I viewed the essay as a kind of cautionary tale of the "don't bit off more than you can chew" variety. Or rather, "don't bite off something that you pretty much know you won't find very tasty" variety. I tried to suggest that I never should have agreed to write the book. I knew very well I was pitching it to get the contract, not to have an opportunity to tell the world something I had discovered through a great deal of research. As I said in the piece, I had discovered nothing at that point. And, since I'd written academic books, I knew exactly what it meant to discover something through years of research. But I wanted (or thought I wanted) to be the next Malcolm Gladwell. So I told the publishers what they wanted to hear rather than what I wanted--or even could--say. That was a mistake, the more so because I wasted a bunch of people's time.

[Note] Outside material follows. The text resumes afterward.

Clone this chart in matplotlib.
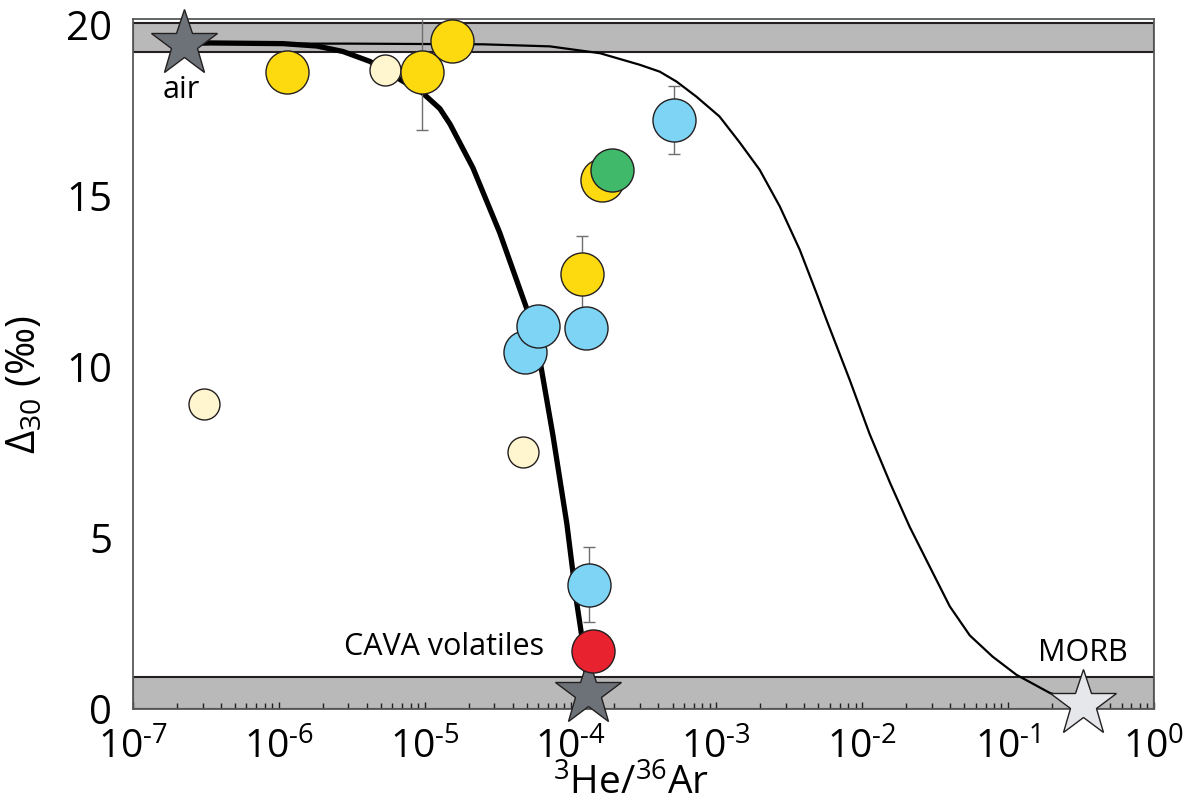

That was my main point. I made some other points along the way. 1) That you don't need a good book to get a big book contract; what you need is a sellable idea for a book and a "platform." There's something funny about that, IMHO. 2) That the people who moved the "book" (which did not exist) from idea to contract to spiked manuscript were just doing their jobs--namely producing a kind of book that many people find a lot of value in. I was the problem, not them. 3) Finally (and apparently controversially) that there is something suspect about "big idea" books. I wasn't able to explain what I meant by this because (and here's the promised caveat) you don't get as much space as you want in a magazine like The Atlantic. That's just the way it works. (BTW, you don't get to write the title either--"Meme Weaver" wasn't my idea; in fact I was not even asked if I liked it!) But now I have a bit more space, so let me be explicit.

The trouble with "big idea" books is that they reduce very complex human phenomena to a "factor." "Guns, Germs and Steel" is an excellent example. The disposition of continents "explains" why the West came to dominate the world the same way gravity "explains" why a single apple fell from my apple tree at 4:36 pm CDT on October 12, 2011. Both "factors" (geography and gravity) may be necessary, but they are so far from sufficient that the mind boggles at any attempt to say they are. Yet this is just what most "big idea" books claim, if not always explicitly. And people buy it. I can't tell you how many smart folks have "explained" the rise of the West to me with reference to "geography."

Here's the acid test for a "big idea": could you have predicted the phenomenon retrospectively "explained" by the "big idea"? Imagine you were a little green man observing the Earth right after the emergence of Homo sapiens. Could you have confidently said "Geography is the master factor, so I know exactly what's going to happen 180,000 years from now--that little spit of land over there is going to dominate the world!" I doubt it.

And here's an interesting thing. Though GGS has a "big idea," Jared Diamond doesn't really believe it. He's a brilliant researcher and much subtler that that. I know this because I interviewed him at length. (I don't know what your policy is on self-links, but here one comes). You can find the interview (and a bunch of others) at http://newbooksinhistory.com.

Anyway, I've said too much (I warned you!). And sorry for the typos; it's late. Thanks for taking the time to read the article and to read this thread.